The March 11, 2011 Tōhoku M9.0 earthquake-induced tsunami and coastal inundation along the Japanese coast: A model assessment

Abstract

A high-resolution nested global-Japan coastal FVCOM system was used to simulate the March 11, 2011 Tōhoku M9 earthquake-induced tsunami waves and coastal inundation along the northeastern coast of Honshu Island in the western Pacific Ocean. Experiments were made with initial fields provided by five seismic rupture models under realistic conditions with inclusion of the Kuroshio, tides and wind forcing. Results show that the model-computed intensities and distributions of tsunami waves and subsequent coastal inundation could be significantly influenced by initial conditions, even though all five cases were capable of reproducing key features of the tsunami waves. Modeled tsunami waves featured a low dispersive, weakly nonlinear long wave controlled by hydrostatic dynamics.

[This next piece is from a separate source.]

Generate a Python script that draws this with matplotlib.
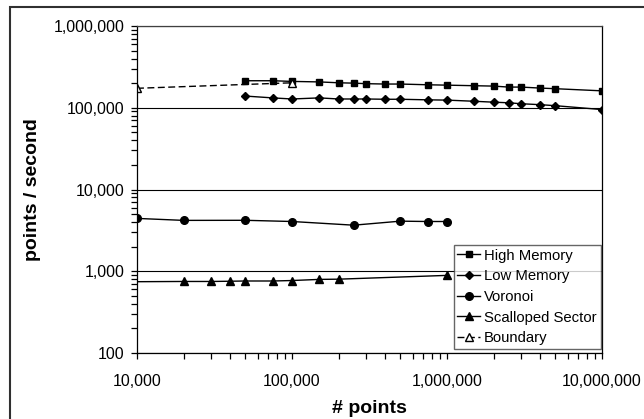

Non-hydrostatic effects only became significant when tsunami waves reached the inner shelf and the amplitude of the leading tsunami wave grew within O(1) of the local water depth (10m or shallower). In both hydrostatic and non-hydrostatic cases, significant mixing occurred when the ratio of wave amplitude to local water depth grew to about 0.25 or greater. Model-predicted run-up was in good agreement with 2-D N-wave analytical solutions on the northern coast around South Iwate where inundation was small, but not in the central Sendai coastal region where inundation was large and 3-D wave dynamics became significant. The experiments suggest that once local bathymetry is accurately configured and the intensity and shape of the initial bottom movement can be predicted, this nested FVCOM system is capable of making accurate predictions of tsunami waves and coastal inundation.